Accompagnés de pâtes, Chantefais et corned-beef proposaient une réinterprétation audacieuse des carbonara. Les amateurs de gastronomie italienne en PLS. Un plat pas excessivement dégueulasse, mais nécessitant l’ingestion d’une quantité d’eau astronomique afin de compenser le goût très salé.
Le manque, après tout, se mesure par rapport aux autres. Et les autres avaient certes plus, mais pas beaucoup plus. Le contraste était limité. C’était peut-être une chance.
Au contraire c’est une présence, la présence d’une chose dont la plupart des foyers sont privés, qui imprégna le quotidien.

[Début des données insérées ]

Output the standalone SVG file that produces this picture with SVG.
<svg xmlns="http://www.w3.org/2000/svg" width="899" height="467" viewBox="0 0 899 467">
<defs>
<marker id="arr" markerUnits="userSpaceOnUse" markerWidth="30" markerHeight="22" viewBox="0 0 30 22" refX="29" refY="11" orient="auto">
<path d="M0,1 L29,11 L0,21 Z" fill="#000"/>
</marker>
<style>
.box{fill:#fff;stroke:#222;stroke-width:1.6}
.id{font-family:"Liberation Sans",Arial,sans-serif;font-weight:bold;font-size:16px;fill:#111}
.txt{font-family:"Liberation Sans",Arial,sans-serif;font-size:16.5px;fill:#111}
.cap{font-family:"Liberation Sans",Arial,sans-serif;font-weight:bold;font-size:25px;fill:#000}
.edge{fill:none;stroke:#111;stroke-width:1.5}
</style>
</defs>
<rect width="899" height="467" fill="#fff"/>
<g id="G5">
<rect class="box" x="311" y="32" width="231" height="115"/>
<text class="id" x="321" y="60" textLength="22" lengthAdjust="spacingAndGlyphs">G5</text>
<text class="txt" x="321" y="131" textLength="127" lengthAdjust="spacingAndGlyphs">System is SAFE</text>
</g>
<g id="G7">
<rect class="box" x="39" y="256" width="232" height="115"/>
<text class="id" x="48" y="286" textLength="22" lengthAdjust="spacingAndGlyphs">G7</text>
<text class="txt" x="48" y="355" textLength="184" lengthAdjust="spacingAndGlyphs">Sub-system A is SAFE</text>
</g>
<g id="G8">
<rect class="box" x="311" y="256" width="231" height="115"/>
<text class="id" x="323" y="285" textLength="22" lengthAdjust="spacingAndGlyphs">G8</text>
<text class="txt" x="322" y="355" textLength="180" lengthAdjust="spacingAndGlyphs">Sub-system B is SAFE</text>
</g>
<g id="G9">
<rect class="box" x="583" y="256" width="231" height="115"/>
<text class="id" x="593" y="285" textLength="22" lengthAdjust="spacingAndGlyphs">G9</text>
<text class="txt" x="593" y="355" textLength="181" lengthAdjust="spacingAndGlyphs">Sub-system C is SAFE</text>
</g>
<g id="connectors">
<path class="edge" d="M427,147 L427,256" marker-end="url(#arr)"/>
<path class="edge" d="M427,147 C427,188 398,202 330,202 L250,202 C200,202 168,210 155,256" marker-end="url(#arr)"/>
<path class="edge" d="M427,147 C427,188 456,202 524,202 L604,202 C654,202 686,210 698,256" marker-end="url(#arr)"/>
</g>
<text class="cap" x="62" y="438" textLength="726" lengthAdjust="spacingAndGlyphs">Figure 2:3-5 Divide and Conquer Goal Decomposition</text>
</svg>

Comment nommer ce privilège ? Quel serait le bon terme ? Il faut être juste, ne pas raconter d’histoire, commencer par essayer de nommer. Trouver les termes de la violence qui décriraient les faits, rien que les faits. Ne pas exagérer. Ne surtout, surtout pas exagérer ; au risque que redouble l’intensité. En réponse à un cri jugé trop fort, il disait : « arrête ton cinéma petit merdeux, je t’ai à peine touché ». Elle confirmait, parfois : « exagère pas, il t’a à peine touché ». Elle hurlait, parfois : « ça suffit tu vas les traumatiser ces gamins », estimant qu’une ligne floue avait été franchie.

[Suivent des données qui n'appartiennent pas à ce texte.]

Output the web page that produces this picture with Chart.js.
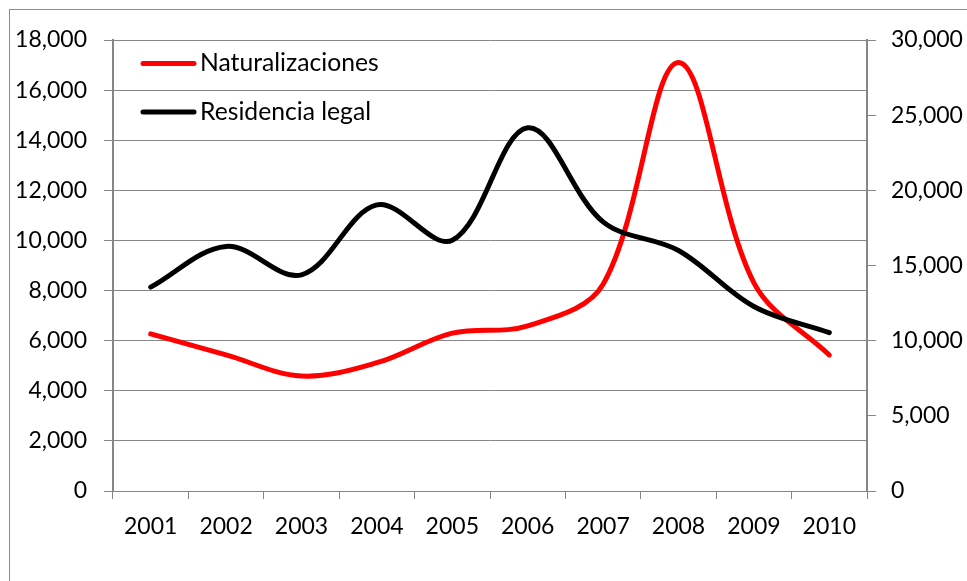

Du répertoire de la violence, « gifle » m’est insupportable. « Fessée » m’est insupportable. Ils minimisent, contiennent une excuse, sont encore envisagés comme des recours légitimes. « Ce ne sont que des gifles ». « C’est parfois mérité ». « Tout le monde en a déjà pris une ». Ceux qui les tolèrent, sans doute, sont ceux qui seraient capables d’en donner et de s’en laver les mains.

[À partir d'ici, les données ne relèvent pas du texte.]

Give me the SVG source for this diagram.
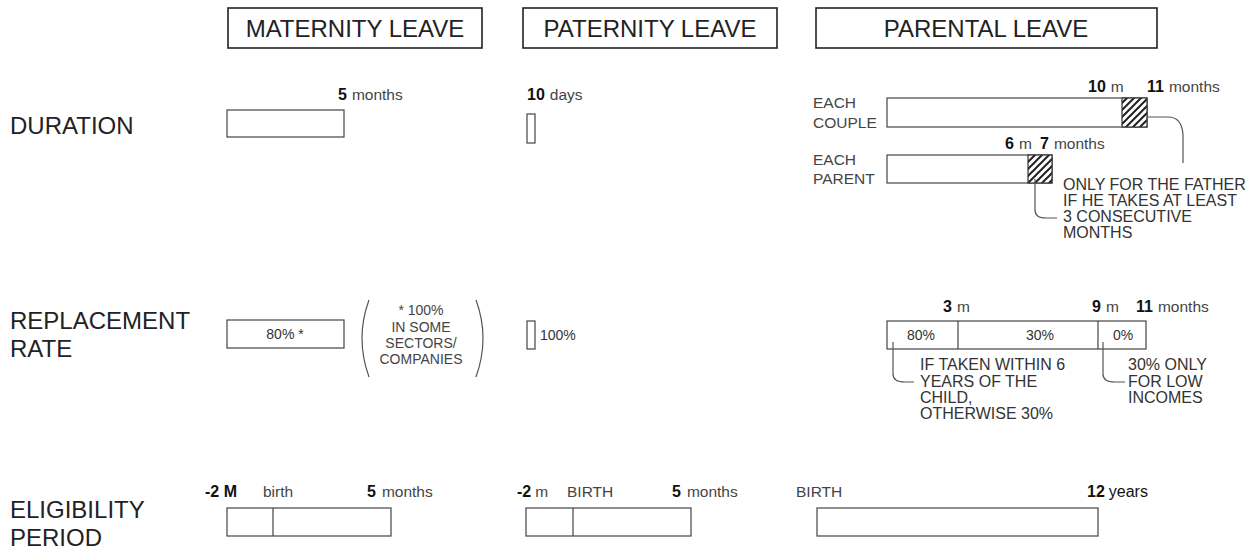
<svg xmlns="http://www.w3.org/2000/svg" width="1250" height="551" viewBox="0 0 1250 551">
<defs>
<style>
text{font-family:"Liberation Sans",Arial,sans-serif;fill:#222}
.hdr{font-size:24px;text-anchor:middle}
.row{font-size:24px}
.num{font-size:16px;font-weight:bold;fill:#111}
.unit{font-size:15.5px;fill:#444}
.sm{font-size:15.5px;fill:#444}
.par{font-size:14px;fill:#444;text-anchor:middle}
.note{font-size:16px;fill:#333}
.pct{font-size:14px;fill:#333;text-anchor:middle}
.pcts{font-size:14px;fill:#333;text-anchor:start}
.hbox{fill:#fff;stroke:#222;stroke-width:1.6}
.bar{fill:#fff;stroke:#444;stroke-width:1.2}
.div{stroke:#444;stroke-width:1.2}
.con{fill:none;stroke:#555;stroke-width:1.2}
</style>
<pattern id="hatch" patternUnits="userSpaceOnUse" width="7" height="7">
<rect width="7" height="7" fill="#fff"/>
<path d="M-1,1 l2,-2 M0,7 l7,-7 M6,8 l2,-2" stroke="#222" stroke-width="2"/>
</pattern>
</defs>
<rect width="1250" height="551" fill="#fff"/>

<g id="headers">
<g id="hdr-maternity"><rect class="hbox" x="228" y="8" width="254" height="40"/><text class="hdr" x="355" y="37">MATERNITY LEAVE</text></g>
<g id="hdr-paternity"><rect class="hbox" x="523" y="8" width="254" height="40"/><text class="hdr" x="650" y="37">PATERNITY LEAVE</text></g>
<g id="hdr-parental"><rect class="hbox" x="816" y="8" width="341" height="40"/><text class="hdr" x="986" y="37">PARENTAL LEAVE</text></g>
</g>

<g id="row-labels">
<text class="row" x="10" y="134">DURATION</text>
<text class="row" x="10" y="329">REPLACEMENT</text>
<text class="row" x="10" y="357">RATE</text>
<text class="row" x="10" y="518">ELIGIBILITY</text>
<text class="row" x="10" y="546">PERIOD</text>
</g>

<g id="dur-maternity">
<text x="338" y="100"><tspan class="num">5</tspan><tspan class="unit" dx="5">months</tspan></text>
<rect class="bar" x="227" y="110" width="117" height="27"/>
</g>

<g id="dur-paternity">
<text x="527" y="100"><tspan class="num">10</tspan><tspan class="unit" dx="5">days</tspan></text>
<rect class="bar" x="527" y="114" width="8" height="29"/>
</g>

<g id="dur-parental">
<text x="1088" y="92"><tspan class="num">10</tspan><tspan class="unit" dx="5">m</tspan></text>
<text x="1147" y="92"><tspan class="num">11</tspan><tspan class="unit" dx="5">months</tspan></text>
<text class="sm" x="813" y="108">EACH</text>
<text class="sm" x="813" y="128">COUPLE</text>
<rect class="bar" x="887" y="98" width="260" height="29"/>
<rect x="1122" y="98" width="25" height="29" fill="url(#hatch)" stroke="#333" stroke-width="1.2"/>
<text x="1005" y="149"><tspan class="num">6</tspan><tspan class="unit" dx="5">m</tspan></text>
<text x="1040" y="149"><tspan class="num">7</tspan><tspan class="unit" dx="5">months</tspan></text>
<text class="sm" x="813" y="165">EACH</text>
<text class="sm" x="813" y="184">PARENT</text>
<rect class="bar" x="887" y="155" width="165" height="28"/>
<rect x="1028" y="155" width="24" height="28" fill="url(#hatch)" stroke="#333" stroke-width="1.2"/>
<text class="note" x="1063" y="190">ONLY FOR THE FATHER</text>
<text class="note" x="1063" y="206">IF HE TAKES AT LEAST</text>
<text class="note" x="1063" y="222">3 CONSECUTIVE</text>
<text class="note" x="1063" y="238">MONTHS</text>
</g>

<g id="rate-maternity">
<rect class="bar" x="227" y="320" width="117" height="28"/>
<text class="pct" x="285" y="339">80% *</text>
<path class="con" d="M369,300 Q355,338 369,377"/>
<path class="con" d="M476,300 Q490,338 476,377"/>
<text class="par" x="421" y="315">* 100%</text>
<text class="par" x="421" y="332">IN SOME</text>
<text class="par" x="421" y="348">SECTORS/</text>
<text class="par" x="421" y="364">COMPANIES</text>
</g>

<g id="rate-paternity">
<rect class="bar" x="527" y="321" width="8" height="28"/>
<text class="pcts" x="540" y="340">100%</text>
</g>

<g id="rate-parental">
<text x="943" y="312"><tspan class="num">3</tspan><tspan class="unit" dx="5">m</tspan></text>
<text x="1092" y="312"><tspan class="num">9</tspan><tspan class="unit" dx="5">m</tspan></text>
<text x="1136" y="312"><tspan class="num">11</tspan><tspan class="unit" dx="5">months</tspan></text>
<rect class="bar" x="887" y="321" width="259" height="28"/>
<line class="div" x1="958" y1="321" x2="958" y2="349"/>
<line class="div" x1="1098" y1="321" x2="1098" y2="349"/>
<text class="pct" x="921" y="340">80%</text>
<text class="pct" x="1040" y="340">30%</text>
<text class="pct" x="1123" y="340">0%</text>
<text class="note" x="920" y="370">IF TAKEN WITHIN 6</text>
<text class="note" x="920" y="387">YEARS OF THE</text>
<text class="note" x="920" y="403">CHILD,</text>
<text class="note" x="920" y="419">OTHERWISE 30%</text>
<text class="note" x="1128" y="370">30% ONLY</text>
<text class="note" x="1128" y="387">FOR LOW</text>
<text class="note" x="1128" y="403">INCOMES</text>
</g>

<g id="elig-maternity">
<text class="num" x="205" y="497">-2 M</text>
<text class="unit" x="263" y="497">birth</text>
<text x="367" y="497"><tspan class="num">5</tspan><tspan class="unit" dx="6">months</tspan></text>
<rect class="bar" x="227" y="508" width="164" height="28"/>
<line class="div" x1="273" y1="508" x2="273" y2="536"/>
</g>

<g id="elig-paternity">
<text x="517" y="497"><tspan class="num">-2</tspan><tspan class="unit" dx="4">m</tspan></text>
<text class="unit" x="567" y="497">BIRTH</text>
<text x="672" y="497"><tspan class="num">5</tspan><tspan class="unit" dx="6">months</tspan></text>
<rect class="bar" x="526" y="508" width="165" height="28"/>
<line class="div" x1="573" y1="508" x2="573" y2="536"/>
</g>

<g id="elig-parental">
<text class="unit" x="796" y="497">BIRTH</text>
<text x="1087" y="497"><tspan class="num">12</tspan><tspan style="font-size:16px;fill:#111" dx="4">years</tspan></text>
<rect class="bar" x="817" y="508" width="281" height="28"/>
</g>

<g id="connectors">
<path class="con" d="M1147,117 L1168,117 Q1182,117 1183,135 L1183,163"/>
<path class="con" d="M1035,179 L1035,210 Q1035,218 1046,218 L1057,218"/>
<path class="con" d="M893,342 L893,374 Q893,382 905,382 L914,382"/>
<path class="con" d="M1103,342 L1103,374 Q1103,382 1115,382 L1125,382"/>
</g>
</svg>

Ces mots me sont d’autant plus insupportables qu’ils ne rendent pas compte de cette créativité si improbable qu’elle en serait presque comique. Ils ne rendent pas compte de la violence des poings, d’être trainé par les cheveux ou par l’oreille, de l’objet jeté à la figure ou cassé sur le corps, du refuge trouvé sous une table ou sous un lit, d’être fouetté avec une serpillère jusqu’à être trempé d’eau sale (souvenir de S), etc. Ils ne rendent pas compte de la violence des coups.
Des coups. Le terme s’impose à moi par sa simplicité. Des coups. Pas besoin de chercher davantage.
Essayer de raconter les coups et peut-être en extraire quelque chose, malgré tout.